Here are the high-level steps to transform data using Elasticsearch pipelines:

1. Define a pipeline: Define a pipeline by creating a new JSON document that specifies the processing steps that should be applied to the incoming data. The pipeline can include one or more processors, such as grok, dissect, or geoip, that are used to transform the data.

2. Register the pipeline: Register the pipeline using the Elasticsearch APIs. This makes the pipeline available for use when indexing data into Elasticsearch.

3. Index data with the pipeline: Index data into Elasticsearch using the pipeline by specifying the pipeline ID in the indexing request. The pipeline will be applied to the incoming data before it is indexed into Elasticsearch.

4. Verify data transformation: Monitor Elasticsearch to ensure that the data is being transformed correctly. You can use the Elasticsearch APIs or Kibana to view the transformed data and troubleshoot any issues.

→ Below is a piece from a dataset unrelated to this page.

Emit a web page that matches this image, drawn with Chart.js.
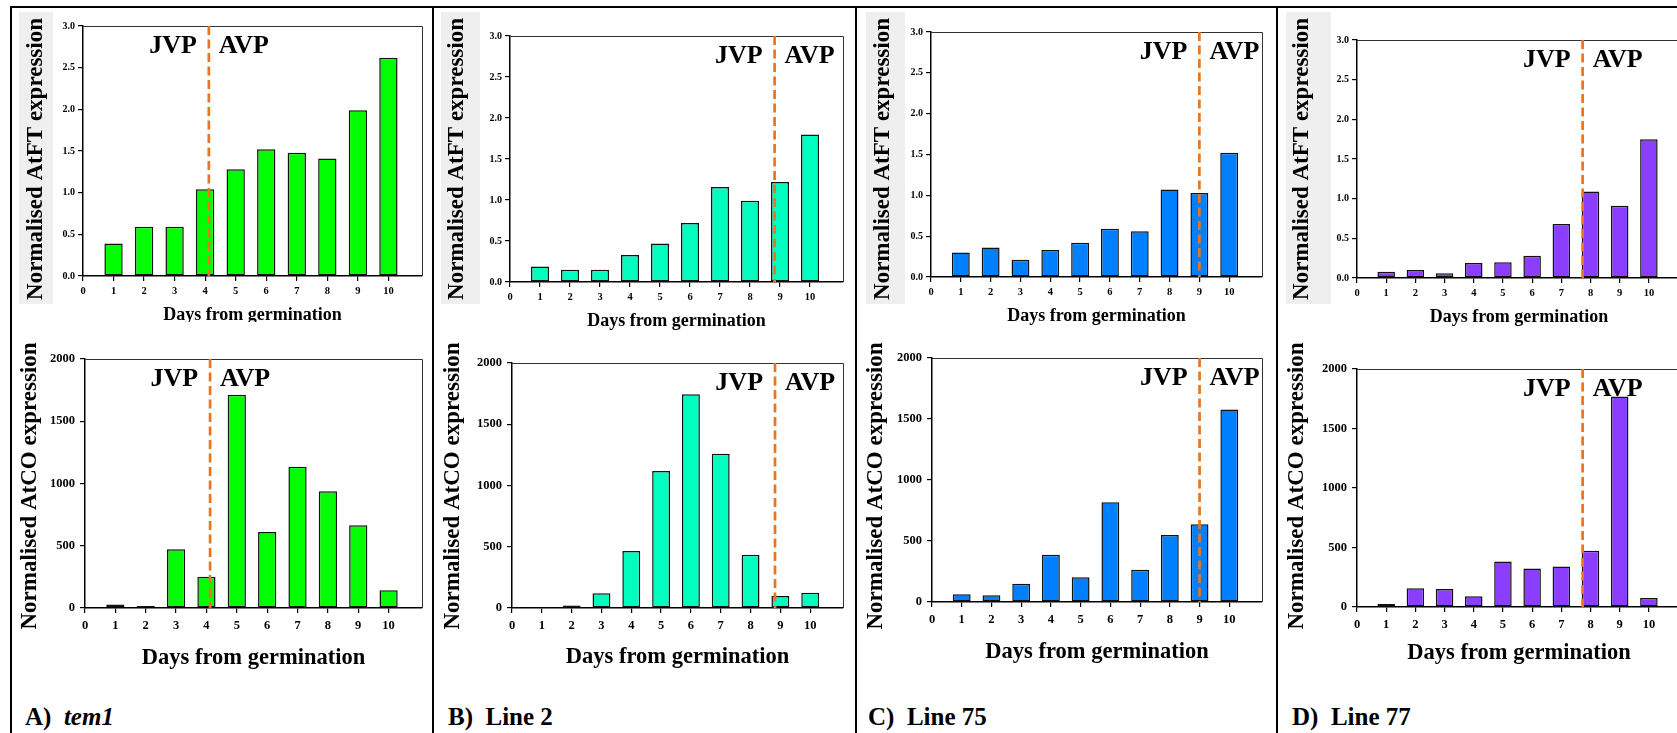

Here is an example pipeline definition that uses the grok processor to parse logs and extract fields:

PUT _ingest/pipeline/my-pipeline
{
  "description" : "Pipeline to parse logs",
  "processors" : [
    {
      "grok": {
        "field": "message",
        "patterns": ["%{COMBINEDAPACHELOG}"]
      }
    },
    {
      "rename": {
        "field": "clientip",
        "target_field": "ip_address"
      }
    }
  ]
}

This pipeline uses the grok processor to parse logs in the combined Apache log format and extract fields such as the client IP address and user agent. The pipeline then uses the rename processor to rename the clientip field to ip_address.

Overall, Elasticsearch pipelines provide a powerful way to transform data before it is indexed into Elasticsearch. By defining a pipeline that includes one or more processors, you can modify the structure or content of incoming data to make it more searchable and useful for analysis.